§ **Source data**:
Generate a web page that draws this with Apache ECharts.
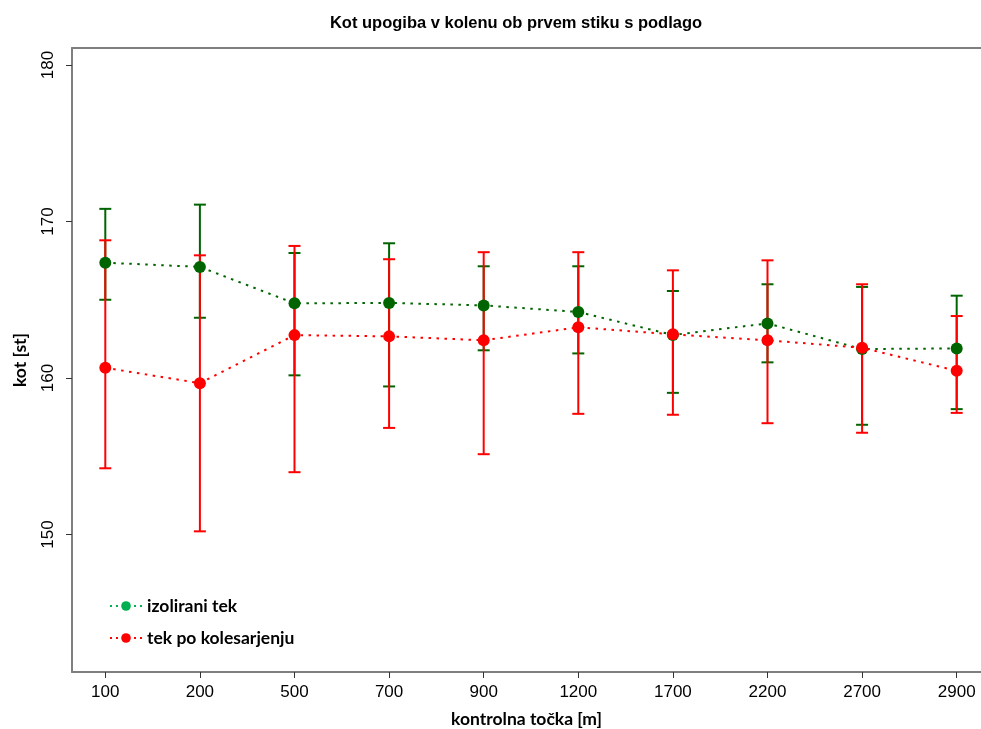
<!DOCTYPE html>
<html>
<head>
<meta charset="utf-8">
<script src="https://cdn.jsdelivr.net/npm/echarts@6/dist/echarts.min.js"></script>
<style>html,body{margin:0;padding:0;background:#fff}#c{width:981px;height:729px}</style>
</head>
<body>
<div id="c"></div>
<script>
// ---- data ----
const categories = ['100','200','500','700','900','1200','1700','2200','2700','2900'];
const isoMean  = [167.37, 167.10, 164.77, 164.80, 164.64, 164.22, 162.75, 163.49, 161.85, 161.89];
const isoLow   = [165.00, 163.85, 160.17, 159.46, 161.77, 161.57, 159.05, 161.00, 157.01, 158.01];
const isoHigh  = [170.81, 171.08, 167.99, 168.61, 167.14, 167.14, 165.56, 165.99, 165.82, 165.26];
const colMean  = [160.65, 159.67, 162.74, 162.66, 162.41, 163.24, 162.79, 162.41, 161.93, 160.46];
const colLow   = [154.23, 150.20, 153.98, 156.81, 155.13, 157.71, 157.65, 157.11, 156.50, 157.77];
const colHigh  = [168.80, 167.84, 168.44, 167.59, 168.04, 168.04, 166.88, 167.52, 165.99, 163.96];
const yTicks = [150, 160, 170, 180];
const seriesNames = ['izolirani tek', 'tek po kolesarjenju'];

const xTickVals = categories.map((c, i) => i);

function errData(lo, hi) { return lo.map((v, i) => [i, v, hi[i]]); }
function meanData(m) { return m.map((v, i) => [i, v]); }

function errRender(color) {
  return function (params, api) {
    const x = api.value(0);
    const pLo = api.coord([x, api.value(1)]);
    const pHi = api.coord([x, api.value(2)]);
    const hw = 6;
    const st = { stroke: color, lineWidth: 2 };
    return {
      type: 'group',
      children: [
        { type: 'line', shape: { x1: pLo[0], y1: pLo[1], x2: pHi[0], y2: pHi[1] }, style: st },
        { type: 'line', shape: { x1: pLo[0] - hw, y1: pLo[1], x2: pLo[0] + hw, y2: pLo[1] }, style: st },
        { type: 'line', shape: { x1: pHi[0] - hw, y1: pHi[1], x2: pHi[0] + hw, y2: pHi[1] }, style: st }
      ]
    };
  };
}

const GREEN = '#006400';
const RED = '#ff0000';
const tickFont = 'Liberation Sans, Arial, sans-serif';
const boldFont = 'Lato, Open Sans, sans-serif';

const chart = echarts.init(document.getElementById('c'), null, { renderer: 'canvas' });
chart.setOption({
  backgroundColor: '#fff',
  animation: false,
  title: {
    text: 'Kot upogiba v kolenu ob prvem stiku s podlago',
    left: 511, top: 10, textAlign: 'center',
    textStyle: { fontFamily: tickFont, fontSize: 16.5, fontWeight: 'bold', color: '#000' }
  },
  grid: { left: 72, top: 48, right: 0, bottom: 57, containLabel: false, outerBoundsMode: 'none' },
  legend: {
    orient: 'vertical', left: 104, top: 592,
    itemWidth: 32, itemHeight: 12, itemGap: 14,
    textStyle: { fontFamily: boldFont, fontSize: 17.5, fontWeight: 'bold', color: '#000' },
    data: [
      { name: seriesNames[0], itemStyle: { color: '#00b050' }, lineStyle: { color: '#00b050', type: [2, 4], width: 2 } },
      { name: seriesNames[1], itemStyle: { color: RED }, lineStyle: { color: RED, type: [2, 4], width: 2 } }
    ]
  },
  xAxis: [{
    type: 'value', min: -0.352, max: 9.257,
    name: 'kontrolna točka [m]', nameLocation: 'middle', nameGap: 38,
    nameTextStyle: { fontFamily: boldFont, fontSize: 17.5, fontWeight: 'bold', color: '#000' },
    axisLine: { show: true, onZero: false, lineStyle: { color: '#7f7f7f', width: 2 } },
    axisTick: { show: true, length: 6, customValues: xTickVals, lineStyle: { color: '#333', width: 1 } },
    axisLabel: {
      customValues: xTickVals, margin: 12,
      formatter: v => categories[Math.round(v)],
      fontFamily: tickFont, fontSize: 17, color: '#000'
    },
    splitLine: { show: false }
  }, {
    type: 'value', min: -0.352, max: 9.257, position: 'top',
    axisLine: { show: true, onZero: false, lineStyle: { color: '#7f7f7f', width: 2 } },
    axisTick: { show: false }, axisLabel: { show: false }, splitLine: { show: false }
  }],
  yAxis: {
    type: 'value', min: 141.21, max: 181.09,
    name: 'kot [st]', nameLocation: 'middle', nameGap: 43, nameRotate: 90,
    nameTextStyle: { fontFamily: boldFont, fontSize: 17.5, fontWeight: 'bold', color: '#000' },
    axisLine: { show: true, onZero: false, lineStyle: { color: '#7f7f7f', width: 2 } },
    axisTick: { show: true, length: 6, customValues: yTicks, lineStyle: { color: '#333', width: 1 } },
    axisLabel: {
      customValues: yTicks, rotate: 90, margin: 15,
      fontFamily: tickFont, fontSize: 17, color: '#000'
    },
    splitLine: { show: false }
  },
  series: [
    {
      type: 'custom', name: 'errIso', z: 1, renderItem: errRender(GREEN),
      data: errData(isoLow, isoHigh), encode: { x: 0, y: [1, 2] }, silent: true
    },
    {
      type: 'custom', name: 'errCol', z: 2, renderItem: errRender(RED),
      data: errData(colLow, colHigh), encode: { x: 0, y: [1, 2] }, silent: true
    },
    {
      type: 'line', name: seriesNames[0], z: 3,
      data: meanData(isoMean), symbol: 'circle', symbolSize: 12,
      itemStyle: { color: GREEN }, lineStyle: { color: GREEN, width: 2, type: [2.5, 5.5] }
    },
    {
      type: 'line', name: seriesNames[1], z: 4,
      data: meanData(colMean), symbol: 'circle', symbolSize: 12,
      itemStyle: { color: RED }, lineStyle: { color: RED, width: 2, type: [2.5, 5.5] }
    }
  ]
});
</script>
</body>
</html>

§ **The problem**:
Give again, word for word, every line from the top of the data through the line with "return m.map((v, i)", both ends included, and exclude the pictures.

§ **Result for this exercise**:
Generate a web page that draws this with Apache ECharts.
<!DOCTYPE html>
<html>
<head>
<meta charset="utf-8">
<script src="https://cdn.jsdelivr.net/npm/echarts@6/dist/echarts.min.js"></script>
<style>html,body{margin:0;padding:0;background:#fff}#c{width:981px;height:729px}</style>
</head>
<body>
<div id="c"></div>
<script>
// ---- data ----
const categories = ['100','200','500','700','900','1200','1700','2200','2700','2900'];
const isoMean  = [167.37, 167.10, 164.77, 164.80, 164.64, 164.22, 162.75, 163.49, 161.85, 161.89];
const isoLow   = [165.00, 163.85, 160.17, 159.46, 161.77, 161.57, 159.05, 161.00, 157.01, 158.01];
const isoHigh  = [170.81, 171.08, 167.99, 168.61, 167.14, 167.14, 165.56, 165.99, 165.82, 165.26];
const colMean  = [160.65, 159.67, 162.74, 162.66, 162.41, 163.24, 162.79, 162.41, 161.93, 160.46];
const colLow   = [154.23, 150.20, 153.98, 156.81, 155.13, 157.71, 157.65, 157.11, 156.50, 157.77];
const colHigh  = [168.80, 167.84, 168.44, 167.59, 168.04, 168.04, 166.88, 167.52, 165.99, 163.96];
const yTicks = [150, 160, 170, 180];
const seriesNames = ['izolirani tek', 'tek po kolesarjenju'];

const xTickVals = categories.map((c, i) => i);

function errData(lo, hi) { return lo.map((v, i) => [i, v, hi[i]]); }
function meanData(m) { return m.map((v, i) => [i, v]); }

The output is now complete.